A paixão é essencial no que faz
Carolina do Aires
Já alguma vez ouviu ou leu Ljubomir a falar da sua mulher e da sua família? Há uma paixão inacreditável. E é fascinante vê-lo em certos momentos no programa a entregar uma paixão semelhante no seu ofício e a tentar transmiti-la às pessoas em seu redor. O episódio desta marisqueira na Costa da Caparica só irá para o ar no domingo, mas certamente estará lá um dos ingredientes essenciais do sucesso deste “Pesadelo na Cozinha”: a paixão. Em todos os episódios é notório a forma como o chef procura alguém na equipa que ainda tem uma réstia de paixão e está disposto a mudar as coisas, a aprender. Ele pega nessa pessoa e começa a construir toda a sua ideia a partir daí. Por vezes é muito óbvio, noutras não, mas está sempre lá.

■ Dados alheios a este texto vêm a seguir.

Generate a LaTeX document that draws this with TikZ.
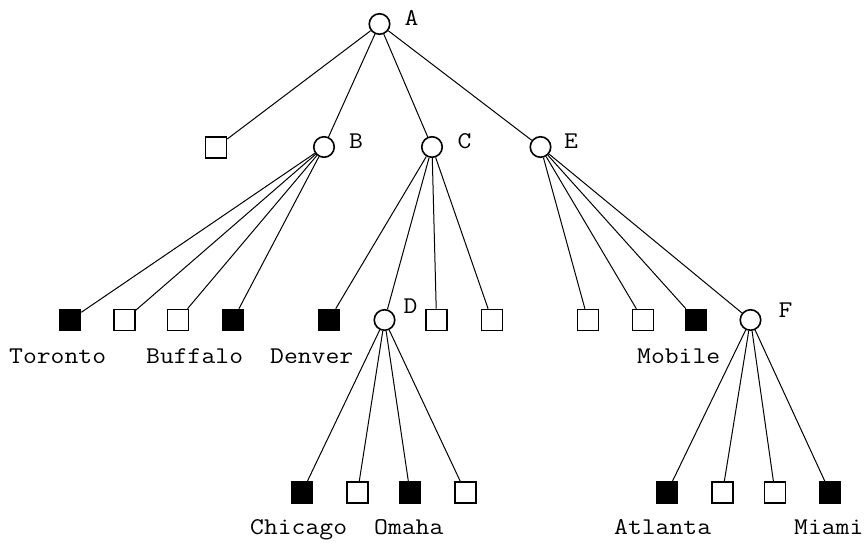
\documentclass[tikz,border=0pt]{standalone}
\usepackage{fontspec}
\setmonofont[FakeStretch=1.12]{Latin Modern Mono}
\begin{document}
\begin{tikzpicture}[x=1pt,y=-1pt,
  inner/.style={circle,draw,line width=1.6pt,minimum size=20.5pt,inner sep=0pt,fill=white},
  leaf/.style={rectangle,draw,line width=1.6pt,minimum size=21pt,inner sep=0pt,fill=white},
  hit/.style={leaf,fill=black},
  tag/.style={font=\ttfamily\fontsize{24}{28}\selectfont,inner sep=0pt,anchor=base},
  city/.style={font=\ttfamily\fontsize{24}{28}\selectfont,inner sep=0pt,anchor=base west},
  edge/.style={line width=1pt}]
\useasboundingbox (0,0) rectangle (867,542);

% internal nodes
\node[inner] (A) at (379.5,24) {};
\node[inner] (B) at (324,147) {};
\node[inner] (C) at (432,147) {};
\node[inner] (E) at (540.5,147) {};
\node[inner] (D) at (384.5,320) {};
\node[inner] (F) at (750.5,320) {};

% leaves, level 1
\node[leaf] (a1) at (216,147.5) {};

% leaves, level 2
\node[hit]  (b1) at (70,320) {};
\node[leaf] (b2) at (124.5,320) {};
\node[leaf] (b3) at (178,320) {};
\node[hit]  (b4) at (233,320) {};
\node[hit]  (c1) at (329,320) {};
\node[leaf] (c2) at (436.5,320) {};
\node[leaf] (c3) at (492,320) {};
\node[leaf] (e1) at (588,320) {};
\node[leaf] (e2) at (643,320) {};
\node[hit]  (e3) at (696,320) {};

% leaves, level 3
\node[hit]  (d1) at (302,492.5) {};
\node[leaf] (d2) at (357.5,492.5) {};
\node[hit]  (d3) at (410,492.5) {};
\node[leaf] (d4) at (465.5,492.5) {};
\node[hit]  (f1) at (667,492.5) {};
\node[leaf] (f2) at (722.5,492.5) {};
\node[leaf] (f3) at (775,492.5) {};
\node[hit]  (f4) at (830,492.5) {};

% branches
\foreach \p/\c in {A/a1,A/B,A/C,A/E,
                   B/b1,B/b2,B/b3,B/b4,
                   C/c1,C/D,C/c2,C/c3,
                   E/e1,E/e2,E/e3,E/F,
                   D/d1,D/d2,D/d3,D/d4,
                   F/f1,F/f2,F/f3,F/f4}
  \draw[edge] (\p) -- (\c);

% node letters
\node[tag] (lA) at (411.5,25) {A};
\node[tag] (lB) at (356,148) {B};
\node[tag] (lC) at (464.5,148) {C};
\node[tag] (lE) at (571,148) {E};
\node[tag] (lD) at (410.5,313) {D};
\node[tag] (lF) at (785.5,317) {F};

% city names
\node[city] (tToronto) at (9,363) {Toronto};
\node[city] (tBuffalo) at (146,363) {Buffalo};
\node[city] (tDenver)  at (270,363) {Denver};
\node[city] (tMobile)  at (637,363) {Mobile};
\node[city] (tChicago) at (250,534) {Chicago};
\node[city] (tOmaha)   at (374,534) {Omaha};
\node[city] (tAtlanta) at (614,534) {Atlanta};
\node[city] (tMiami)   at (794,534) {Miami};
\end{tikzpicture}
\end{document}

Agarrar quem ainda tem um pouco de motivação para tornar isso numa paixão imensurável e trazer de novo a felicidade. É algo essencial para o negócio, tentar encontrar nas pessoas aquilo que elas realmente gostam de fazer e que podem fazer melhor: é isso que as motiva a sair todos os dias da cama. E o mesmo se aplica num processo de autoanálise, é importante fazermos coisas pelas quais se sente paixão. Ainda mais importante fazer algo onde essa paixão possa crescer e nunca desaparecer. Sem isso, corre-se em vão para um canto escuro. Com paixão o céu é o limite. E Ljubomir fez ver isso a algumas pessoas, tenha sido por um minuto, por um dia ou para o resto das suas vidas. Esse foi o ingrediente secreto da receita de sucesso do seu “Pesadelo na Cozinha”.